Kenneth L. Matthews II, PhD
Louisiana State University, Baton Rouge, LA
Dacian Bonta, MD, PhD Emory University, Atlanta, GA
Any efforts at dose reduction for combined nuclear medicine and X-ray CT imaging must account for the contribution to radiation dose of each imaging method. The two radioisotope imaging methods commonly incorporated with CT scanning are PET and SPECT. The CT data provides anatomical images to aid localization and attenuation correction data for PET and SPECT image reconstruction.
Provided below are links and resources related to the design of PET-CT and SPECT-CT systems, radiation dose from these imaging studies, and comments on applications relevant to the goal of dose reduction in PET-CT and SPECT-CT imaging. Comparative background information about typical radiological and nuclear medical imaging procedures is also provided, as follows:
- Mettler F.A. Jr., Bhargavan M., Faulkner K., et al., “Radiologic and Nuclear Medicine Studies in the United States and Worldwide: Frequency, Radiation Dose, and Comparison With Other Radiation Sources — 1950–2007” Radiology, 2009: 253(2). Available at: http://radiology.rsna.org/content/253/2/520.abstract.
Summarizes and compares reports of the United Nations Scientific Committee on Effects of Atomic Radiation and the U.S. National Council on Radiation Protection and Measurements.
- National Council on Radiation Protection & Measurements, “Report No. 160 - Ionizing Radiation Exposure of the Population of the United States (2009)”. Available at http://www.ncrppublications.org/Reports/160
Documents 2006 levels of exposure of individuals in the United States to ionizing radiation sources; an update of the NCRP 93 report from the 1980s.

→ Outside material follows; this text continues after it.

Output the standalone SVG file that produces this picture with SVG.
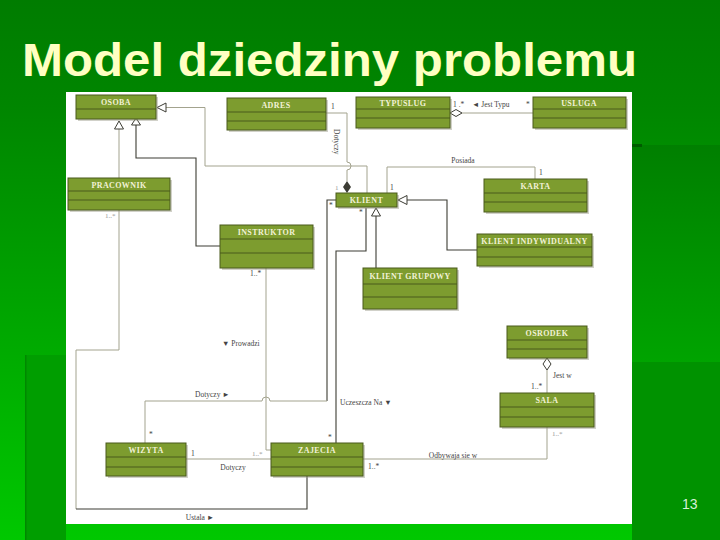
<svg xmlns="http://www.w3.org/2000/svg" width="720" height="540" viewBox="0 0 720 540">
<defs>
<linearGradient id="bg" x1="0" y1="0" x2="0" y2="1">
<stop offset="0" stop-color="#007c00"/>
<stop offset="0.2" stop-color="#008600"/>
<stop offset="1" stop-color="#00c800"/>
</linearGradient>
<linearGradient id="rp" x1="0" y1="0" x2="0" y2="1">
<stop offset="0" stop-color="#007f00"/>
<stop offset="1" stop-color="#00a400"/>
</linearGradient>
<style>
.box{fill:#7d9c2f;stroke:#4a5a1c;stroke-width:1}
.sep{stroke:#4a5a1c;stroke-width:1}
.sh{fill:#9a9a88;opacity:0.45}
.nm{font-family:"Liberation Serif",serif;font-weight:bold;font-size:8px;fill:#f2f2d6;text-anchor:middle;letter-spacing:0.4px}
.lg{fill:none;stroke:#a3a38e;stroke-width:1}
.ld{fill:none;stroke:#3c3c34;stroke-width:1.1}
.tri{fill:#ffffff;stroke:#3c3c34;stroke-width:1}
.lb{font-family:"Liberation Serif",serif;font-size:7.5px;fill:#444}
.lf{font-family:"Liberation Serif",serif;font-size:7px;fill:#999}
</style>
</defs>
<rect width="720" height="540" fill="url(#bg)"/>
<rect x="632" y="145" width="88" height="217" fill="url(#rp)"/>
<rect x="632" y="362" width="88" height="178" fill="#009200"/>
<rect x="632" y="144" width="10" height="3" fill="#005c00"/>
<rect x="25" y="355" width="41" height="185" fill="#009e00"/>
<rect x="25" y="355" width="1.5" height="185" fill="#008800"/>
<text x="22" y="76" font-family="Liberation Sans, Arial, sans-serif" font-weight="bold" font-size="46" fill="#ffffc2" textLength="615" lengthAdjust="spacingAndGlyphs">Model dziedziny problemu</text>
<text x="682" y="509" font-family="Liberation Sans, Arial, sans-serif" font-size="14" fill="#d8f0d8">13</text>
<rect x="66" y="92" width="566" height="432" fill="#ffffff"/>

<g id="connectors">
<!-- PRACOWNIK -> OSOBA -->
<path class="lg" d="M119,129 V178"/>
<polygon class="tri" points="119,121 114.5,129 123.5,129"/>
<!-- INSTRUKTOR -> OSOBA -->
<path class="ld" d="M136,125 V158 H196 V246 H220"/>
<polygon class="tri" points="136,118 131.5,125 140.5,125"/>
<!-- KLIENT -> OSOBA -->
<path class="lg" d="M166,107.5 H205 V166 H367 V193"/>
<polygon class="tri" points="157,107.5 166,103 166,112"/>
<!-- ADRES - KLIENT Dotyczy -->
<path class="lg" d="M326,113 H347 V162 a4,4 0 0 1 0,8 V181"/>
<polygon fill="#3c3c34" points="347,181 351,187 347,193 343,187"/>
<!-- TYPUSLUG - USLUGA -->
<path class="lg" d="M462,113 H533"/>
<polygon fill="#ffffff" stroke="#3c3c34" stroke-width="1" points="450,113 456,109.5 462,113 456,116.5"/>
<!-- KLIENT - KARTA Posiada -->
<path class="lg" d="M387,193 V167 H535 V179"/>
<!-- KLIENT INDYWIDUALNY -> KLIENT -->
<path class="ld" d="M407,200 H447 V250 H477"/>
<polygon class="tri" points="398,200 407,195.5 407,204.5"/>
<!-- KLIENT GRUPOWY -> KLIENT -->
<path class="ld" d="M376,216 V268"/>
<polygon class="tri" points="376,208 371.5,216 380.5,216"/>
<!-- WIZYTA - KLIENT Dotyczy -->
<path class="ld" d="M336,200 H327 V401"/>
<path class="lg" d="M327,401 H270 a4,4 0 0 0 -8,0 H145 V443"/>
<!-- KLIENT - ZAJECIA Uczeszcza Na -->
<path class="ld" d="M366,208 V251 H336 V443"/>
<!-- INSTRUKTOR - ZAJECIA Prowadzi -->
<path class="lg" d="M266,268 V450 H271"/>
<!-- WIZYTA - ZAJECIA Dotyczy -->
<path class="lg" d="M186,459 H271"/>
<!-- PRACOWNIK - ZAJECIA Ustala -->
<path class="lg" d="M119,210 V350 H76 V509"/>
<path class="ld" d="M76,509 H307 V476"/>
<!-- ZAJECIA - SALA -->
<path class="lg" d="M363,459 H547 V427"/>
<!-- OSRODEK - SALA -->
<path class="lg" d="M547,370 V393"/>
<polygon fill="#ffffff" stroke="#3c3c34" stroke-width="1" points="547,358 551,364 547,370 543,364"/>

<text class="lb" x="331" y="109">1</text>
<text class="lb" transform="translate(334,129) rotate(90)">Dotyczy</text>
<text class="lf" x="335" y="190">1</text>
<text class="lb" x="453" y="107">1 .*</text>
<text class="lb" x="472" y="107">◄ Jest Typu</text>
<text class="lb" x="526" y="107">*</text>
<text class="lb" x="463" y="163" text-anchor="middle">Posiada</text>
<text class="lb" x="539" y="175">1</text>
<text class="lb" x="390" y="190">1</text>
<text class="lb" x="329" y="208">*</text>
<text class="lb" x="359" y="215">*</text>
<text class="lf" x="105" y="218">1..*</text>
<text class="lb" x="250" y="276">1..*</text>
<text class="lb" x="222" y="346">▼ Prowadzi</text>
<text class="lb" x="195" y="397">Dotyczy ►</text>
<text class="lb" x="340" y="405">Uczeszcza Na ▼</text>
<text class="lb" x="328" y="440">*</text>
<text class="lb" x="149" y="437">*</text>
<text class="lb" x="191" y="456">1</text>
<text class="lf" x="252" y="456">1..*</text>
<text class="lb" x="233" y="470" text-anchor="middle">Dotyczy</text>
<text class="lb" x="200" y="520" text-anchor="middle">Ustala ►</text>
<text class="lb" x="453" y="458" text-anchor="middle">Odbywaja sie w</text>
<text class="lb" x="368" y="469">1..*</text>
<text class="lf" x="552" y="436">1..*</text>
<text class="lb" x="553" y="378">Jest w</text>
<text class="lb" x="531" y="389">1..*</text>
</g>

<g id="osoba">
<rect class="sh" x="78" y="97" width="80" height="24"/>
<rect class="box" x="76" y="95" width="80" height="24"/>
<line class="sep" x1="76" y1="109" x2="156" y2="109"/>
<text class="nm" x="116" y="105">OSOBA</text>
</g>
<g id="adres">
<rect class="sh" x="229" y="100" width="99" height="32"/>
<rect class="box" x="227" y="98" width="99" height="32"/>
<line class="sep" x1="227" y1="112" x2="326" y2="112"/>
<line class="sep" x1="227" y1="121" x2="326" y2="121"/>
<text class="nm" x="276" y="108">ADRES</text>
</g>
<g id="typuslug">
<rect class="sh" x="358" y="99" width="94" height="31"/>
<rect class="box" x="356" y="97" width="94" height="31"/>
<line class="sep" x1="356" y1="109" x2="450" y2="109"/>
<line class="sep" x1="356" y1="118" x2="450" y2="118"/>
<text class="nm" x="403" y="106">TYPUSLUG</text>
</g>
<g id="usluga">
<rect class="sh" x="535" y="99" width="93" height="31"/>
<rect class="box" x="533" y="97" width="93" height="31"/>
<line class="sep" x1="533" y1="109" x2="626" y2="109"/>
<line class="sep" x1="533" y1="118" x2="626" y2="118"/>
<text class="nm" x="579" y="106">USLUGA</text>
</g>
<g id="pracownik">
<rect class="sh" x="70" y="180" width="102" height="32"/>
<rect class="box" x="68" y="178" width="102" height="32"/>
<line class="sep" x1="68" y1="191" x2="170" y2="191"/>
<line class="sep" x1="68" y1="200" x2="170" y2="200"/>
<text class="nm" x="119" y="188">PRACOWNIK</text>
</g>
<g id="klient">
<rect class="sh" x="338" y="195" width="61" height="14"/>
<rect class="box" x="336" y="193" width="61" height="14"/>
<text class="nm" x="366.5" y="203">KLIENT</text>
</g>
<g id="karta">
<rect class="sh" x="486" y="181" width="103" height="33"/>
<rect class="box" x="484" y="179" width="103" height="33"/>
<line class="sep" x1="484" y1="193" x2="587" y2="193"/>
<line class="sep" x1="484" y1="202" x2="587" y2="202"/>
<text class="nm" x="535.5" y="189">KARTA</text>
</g>
<g id="instruktor">
<rect class="sh" x="222" y="227" width="93" height="43"/>
<rect class="box" x="220" y="225" width="93" height="43"/>
<line class="sep" x1="220" y1="239" x2="313" y2="239"/>
<line class="sep" x1="220" y1="253" x2="313" y2="253"/>
<text class="nm" x="266.5" y="235">INSTRUKTOR</text>
</g>
<g id="klient-indywidualny">
<rect class="sh" x="479" y="236" width="115" height="32"/>
<rect class="box" x="477" y="234" width="115" height="32"/>
<line class="sep" x1="477" y1="247" x2="592" y2="247"/>
<line class="sep" x1="477" y1="257" x2="592" y2="257"/>
<text class="nm" x="534.5" y="244">KLIENT INDYWIDUALNY</text>
</g>
<g id="klient-grupowy">
<rect class="sh" x="365" y="270" width="94" height="41"/>
<rect class="box" x="363" y="268" width="94" height="41"/>
<line class="sep" x1="363" y1="284" x2="457" y2="284"/>
<line class="sep" x1="363" y1="297" x2="457" y2="297"/>
<text class="nm" x="410" y="279">KLIENT GRUPOWY</text>
</g>
<g id="osrodek">
<rect class="sh" x="509" y="328" width="80" height="32"/>
<rect class="box" x="507" y="326" width="80" height="32"/>
<line class="sep" x1="507" y1="340" x2="587" y2="340"/>
<line class="sep" x1="507" y1="349" x2="587" y2="349"/>
<text class="nm" x="547" y="336">OSRODEK</text>
</g>
<g id="sala">
<rect class="sh" x="502" y="395" width="94" height="34"/>
<rect class="box" x="500" y="393" width="94" height="34"/>
<line class="sep" x1="500" y1="407" x2="594" y2="407"/>
<line class="sep" x1="500" y1="417" x2="594" y2="417"/>
<text class="nm" x="547" y="403">SALA</text>
</g>
<g id="wizyta">
<rect class="sh" x="108" y="445" width="80" height="33"/>
<rect class="box" x="106" y="443" width="80" height="33"/>
<line class="sep" x1="106" y1="457" x2="186" y2="457"/>
<line class="sep" x1="106" y1="467" x2="186" y2="467"/>
<text class="nm" x="146" y="453">WIZYTA</text>
</g>
<g id="zajecia">
<rect class="sh" x="273" y="445" width="92" height="33"/>
<rect class="box" x="271" y="443" width="92" height="33"/>
<line class="sep" x1="271" y1="457" x2="363" y2="457"/>
<line class="sep" x1="271" y1="467" x2="363" y2="467"/>
<text class="nm" x="317" y="453">ZAJECIA</text>
</g>
</svg>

- United Nations Scientific Committee on the Effects of Atomic Radiation, “UNSCEAR 2008 Report Vol. I: Sources of Ionizing Radiation (2008).” Available at: http://www.unscear.org/unscear/en/publications/2008_1.html
Estimates radiation exposure (world averages) from ionizing radiation sources. In particular, Annex A reports on medical radiation exposure.

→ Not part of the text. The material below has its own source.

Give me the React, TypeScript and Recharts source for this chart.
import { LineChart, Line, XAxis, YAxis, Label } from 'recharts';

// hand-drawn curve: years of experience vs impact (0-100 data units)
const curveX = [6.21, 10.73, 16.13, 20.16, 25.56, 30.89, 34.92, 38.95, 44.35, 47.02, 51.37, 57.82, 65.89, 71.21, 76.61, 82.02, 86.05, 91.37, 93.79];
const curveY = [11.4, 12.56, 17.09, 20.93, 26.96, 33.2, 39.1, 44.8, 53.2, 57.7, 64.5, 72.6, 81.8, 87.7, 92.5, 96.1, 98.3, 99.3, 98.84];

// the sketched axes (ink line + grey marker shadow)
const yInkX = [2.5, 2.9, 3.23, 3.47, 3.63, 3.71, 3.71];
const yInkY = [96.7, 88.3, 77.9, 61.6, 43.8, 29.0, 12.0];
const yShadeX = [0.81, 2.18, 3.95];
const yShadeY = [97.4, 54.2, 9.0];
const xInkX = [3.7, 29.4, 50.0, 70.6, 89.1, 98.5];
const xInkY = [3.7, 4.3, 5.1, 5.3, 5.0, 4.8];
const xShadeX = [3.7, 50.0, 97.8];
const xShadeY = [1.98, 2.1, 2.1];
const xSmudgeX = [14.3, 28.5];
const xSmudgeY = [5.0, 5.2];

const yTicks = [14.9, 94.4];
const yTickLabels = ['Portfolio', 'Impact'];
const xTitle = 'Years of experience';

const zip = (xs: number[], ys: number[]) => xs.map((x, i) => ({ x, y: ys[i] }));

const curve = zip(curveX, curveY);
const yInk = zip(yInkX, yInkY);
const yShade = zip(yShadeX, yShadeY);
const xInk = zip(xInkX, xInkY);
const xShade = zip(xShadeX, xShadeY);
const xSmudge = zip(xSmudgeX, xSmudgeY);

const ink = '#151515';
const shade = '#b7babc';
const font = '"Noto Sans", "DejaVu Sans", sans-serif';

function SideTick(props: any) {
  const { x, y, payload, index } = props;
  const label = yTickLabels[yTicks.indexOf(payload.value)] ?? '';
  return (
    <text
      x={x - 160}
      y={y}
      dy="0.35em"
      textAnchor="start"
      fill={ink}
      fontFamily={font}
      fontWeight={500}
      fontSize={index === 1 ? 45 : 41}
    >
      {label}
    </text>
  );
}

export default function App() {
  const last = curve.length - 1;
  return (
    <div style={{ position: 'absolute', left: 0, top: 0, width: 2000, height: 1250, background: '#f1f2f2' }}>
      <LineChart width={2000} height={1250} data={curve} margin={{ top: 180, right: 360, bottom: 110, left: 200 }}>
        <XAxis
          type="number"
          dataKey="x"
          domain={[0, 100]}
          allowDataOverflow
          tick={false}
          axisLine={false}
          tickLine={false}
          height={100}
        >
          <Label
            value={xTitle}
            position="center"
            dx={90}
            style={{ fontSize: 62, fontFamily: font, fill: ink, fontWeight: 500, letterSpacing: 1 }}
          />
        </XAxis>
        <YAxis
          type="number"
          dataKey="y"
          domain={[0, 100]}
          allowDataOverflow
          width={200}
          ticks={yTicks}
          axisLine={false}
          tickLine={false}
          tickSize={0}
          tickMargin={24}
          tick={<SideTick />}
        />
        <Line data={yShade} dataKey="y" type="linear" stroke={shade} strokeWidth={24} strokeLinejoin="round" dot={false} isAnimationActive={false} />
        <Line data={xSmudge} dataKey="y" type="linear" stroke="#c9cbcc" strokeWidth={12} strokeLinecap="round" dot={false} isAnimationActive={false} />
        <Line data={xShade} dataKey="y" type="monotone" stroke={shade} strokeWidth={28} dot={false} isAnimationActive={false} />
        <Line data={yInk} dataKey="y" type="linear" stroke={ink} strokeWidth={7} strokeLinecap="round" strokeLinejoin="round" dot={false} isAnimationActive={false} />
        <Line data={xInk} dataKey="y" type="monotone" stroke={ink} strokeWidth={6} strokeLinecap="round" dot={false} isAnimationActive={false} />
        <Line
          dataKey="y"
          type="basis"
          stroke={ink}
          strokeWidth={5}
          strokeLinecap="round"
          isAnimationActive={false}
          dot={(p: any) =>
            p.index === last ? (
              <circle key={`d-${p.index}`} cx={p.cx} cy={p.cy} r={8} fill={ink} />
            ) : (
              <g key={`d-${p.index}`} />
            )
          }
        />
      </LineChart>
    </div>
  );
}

- Society of Nuclear Medicine, “SNM and Safe/Beneficial Medical Uses of Radiation.” Available at: http://interactive.snm.org/index.cfm?PageID=6995
This quick reference page provides general information about nuclear medicine and links to additional resources and information about radiation.

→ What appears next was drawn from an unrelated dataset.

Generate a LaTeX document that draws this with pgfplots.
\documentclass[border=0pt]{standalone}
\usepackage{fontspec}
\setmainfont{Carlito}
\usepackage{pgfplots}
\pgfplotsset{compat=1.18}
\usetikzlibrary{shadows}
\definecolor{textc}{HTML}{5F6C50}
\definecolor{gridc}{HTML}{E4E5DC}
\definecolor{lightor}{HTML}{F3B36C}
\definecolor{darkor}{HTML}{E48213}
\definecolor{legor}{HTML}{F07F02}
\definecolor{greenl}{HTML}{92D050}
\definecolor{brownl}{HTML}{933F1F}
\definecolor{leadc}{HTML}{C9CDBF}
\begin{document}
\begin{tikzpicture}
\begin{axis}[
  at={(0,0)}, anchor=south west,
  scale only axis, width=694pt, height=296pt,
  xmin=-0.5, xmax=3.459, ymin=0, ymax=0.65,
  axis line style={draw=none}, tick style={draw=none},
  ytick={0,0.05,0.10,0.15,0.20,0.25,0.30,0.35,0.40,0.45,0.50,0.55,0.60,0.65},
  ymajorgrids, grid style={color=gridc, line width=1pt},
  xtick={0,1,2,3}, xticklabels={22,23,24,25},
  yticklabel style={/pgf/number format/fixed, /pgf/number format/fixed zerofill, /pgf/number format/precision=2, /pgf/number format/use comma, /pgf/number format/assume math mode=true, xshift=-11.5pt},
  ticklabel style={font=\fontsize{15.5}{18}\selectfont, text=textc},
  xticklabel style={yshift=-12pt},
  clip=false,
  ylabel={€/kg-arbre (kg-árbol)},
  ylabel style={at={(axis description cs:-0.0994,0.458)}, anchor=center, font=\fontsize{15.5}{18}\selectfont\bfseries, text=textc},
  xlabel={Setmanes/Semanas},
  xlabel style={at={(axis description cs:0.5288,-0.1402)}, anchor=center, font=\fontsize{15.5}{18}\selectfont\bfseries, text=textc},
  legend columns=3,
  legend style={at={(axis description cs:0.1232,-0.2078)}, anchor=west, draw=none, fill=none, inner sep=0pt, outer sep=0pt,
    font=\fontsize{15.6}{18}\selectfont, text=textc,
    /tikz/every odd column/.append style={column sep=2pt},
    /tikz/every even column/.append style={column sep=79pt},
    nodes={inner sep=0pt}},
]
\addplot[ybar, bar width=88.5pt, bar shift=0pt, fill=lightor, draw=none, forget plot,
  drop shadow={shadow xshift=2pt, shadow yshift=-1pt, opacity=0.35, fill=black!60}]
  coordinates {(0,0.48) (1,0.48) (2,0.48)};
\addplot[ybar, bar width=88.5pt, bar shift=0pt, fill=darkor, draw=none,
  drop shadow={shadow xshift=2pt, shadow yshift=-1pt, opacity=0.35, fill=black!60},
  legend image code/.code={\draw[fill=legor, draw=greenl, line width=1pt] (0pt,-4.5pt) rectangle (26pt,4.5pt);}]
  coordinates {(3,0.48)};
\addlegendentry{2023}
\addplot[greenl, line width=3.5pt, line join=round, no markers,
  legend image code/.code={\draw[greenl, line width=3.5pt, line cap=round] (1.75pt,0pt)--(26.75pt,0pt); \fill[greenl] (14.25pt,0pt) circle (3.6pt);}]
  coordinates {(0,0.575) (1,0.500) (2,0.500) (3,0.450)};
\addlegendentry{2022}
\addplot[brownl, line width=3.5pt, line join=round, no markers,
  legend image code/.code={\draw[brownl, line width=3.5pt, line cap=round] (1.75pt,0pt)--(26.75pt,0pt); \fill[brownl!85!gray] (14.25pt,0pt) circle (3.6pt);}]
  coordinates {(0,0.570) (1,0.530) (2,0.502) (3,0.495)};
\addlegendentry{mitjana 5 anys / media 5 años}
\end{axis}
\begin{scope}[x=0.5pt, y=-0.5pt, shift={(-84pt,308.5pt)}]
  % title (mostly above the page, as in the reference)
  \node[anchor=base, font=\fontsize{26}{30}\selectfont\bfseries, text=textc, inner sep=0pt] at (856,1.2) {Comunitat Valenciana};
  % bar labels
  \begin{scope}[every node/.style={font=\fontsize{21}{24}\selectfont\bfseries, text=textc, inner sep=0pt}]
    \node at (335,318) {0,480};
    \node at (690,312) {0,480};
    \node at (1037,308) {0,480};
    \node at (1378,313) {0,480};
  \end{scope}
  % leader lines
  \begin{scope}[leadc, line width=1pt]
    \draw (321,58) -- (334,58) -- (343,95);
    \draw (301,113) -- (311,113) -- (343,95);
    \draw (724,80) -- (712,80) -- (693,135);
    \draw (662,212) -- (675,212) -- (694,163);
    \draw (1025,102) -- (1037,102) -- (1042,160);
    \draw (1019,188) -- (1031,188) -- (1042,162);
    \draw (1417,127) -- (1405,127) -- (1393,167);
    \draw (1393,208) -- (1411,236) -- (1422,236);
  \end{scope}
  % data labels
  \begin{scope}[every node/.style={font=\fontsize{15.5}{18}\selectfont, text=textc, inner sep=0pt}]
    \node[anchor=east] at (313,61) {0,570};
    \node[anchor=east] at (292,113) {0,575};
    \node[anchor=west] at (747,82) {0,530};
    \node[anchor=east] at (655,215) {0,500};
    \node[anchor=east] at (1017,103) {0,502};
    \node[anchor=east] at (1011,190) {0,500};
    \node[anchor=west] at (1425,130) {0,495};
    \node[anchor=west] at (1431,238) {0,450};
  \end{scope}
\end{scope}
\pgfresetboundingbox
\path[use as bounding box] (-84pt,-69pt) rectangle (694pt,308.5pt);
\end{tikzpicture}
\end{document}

Radiation dose in PET-CT and SPECT-CT results from internal dose due to the PET or SPECT radiopharmaceutical and external dose from the CT X-ray beam. Radiation dose from PET and SPECT depends on the radioisotope, the biokinetics of the pharmaceutical, and the injected activity. Radiation dose and the effective dose from internally distributed radioisotopes are typically determined using the Medical Internal Radiation Dose (MIRD) schema.
- Medical Internal Radiation Dose Committee of the Society of Nuclear Medicine, “MIRD Pamphlet No. 21: A Generalized Schema for Radiopharmaceutical Dosimetry —Standardization of Nomenclature.” Available at: http://interactive.snm.org/docs/MIRD_Pamphlet_No21.pdf
This pamphlet covers the basic concept and nomenclature for dose calculations from internally distributed radionuclides. The reference list, as well as other publications on the Society of Nuclear Medicine website, leads the reader to further details.
Dose from the CT unit of a dual-modality system is characterized in the same way as a stand-alone CT, typically using the CT dose index (CTDIvol), the dose length product (DLP), or similar methods. CT dose depends on mAs, kVp, gantry rotation speed, and other factors. The reader is referred to the Image Wisely article by Dixon and Boone (insert link on final website) for detailed information about CT dose characterization and the impact of acquisition parameters on radiation dose. Depending on the area of body imaged and the patient’s age group, the effective dose can also be calculated from the CTDIvol or the DLP values by use of linear conversion factors.
The radiation risks of concern for diagnostic procedures are the stochastic effects (radiation-induced cancers and genetic mutations). These risks are assessed by the effective dose, measured in Sieverts. The effective dose associated with a diagnostic PET/CT or SPECT/CT procedure is the sum of the effective dose due to the nuclear component and the effective dose due to the CT component.
Dose reduction for PET or SPECT potentially can be achieved by using tracers with shorter physical and biological half-lives, by scaling injected activity by patient weight (compared to use the same injected activity for all patients), or by using high sensitivity 3-D-mode PET scanners or high sensitivity SPECT collimators.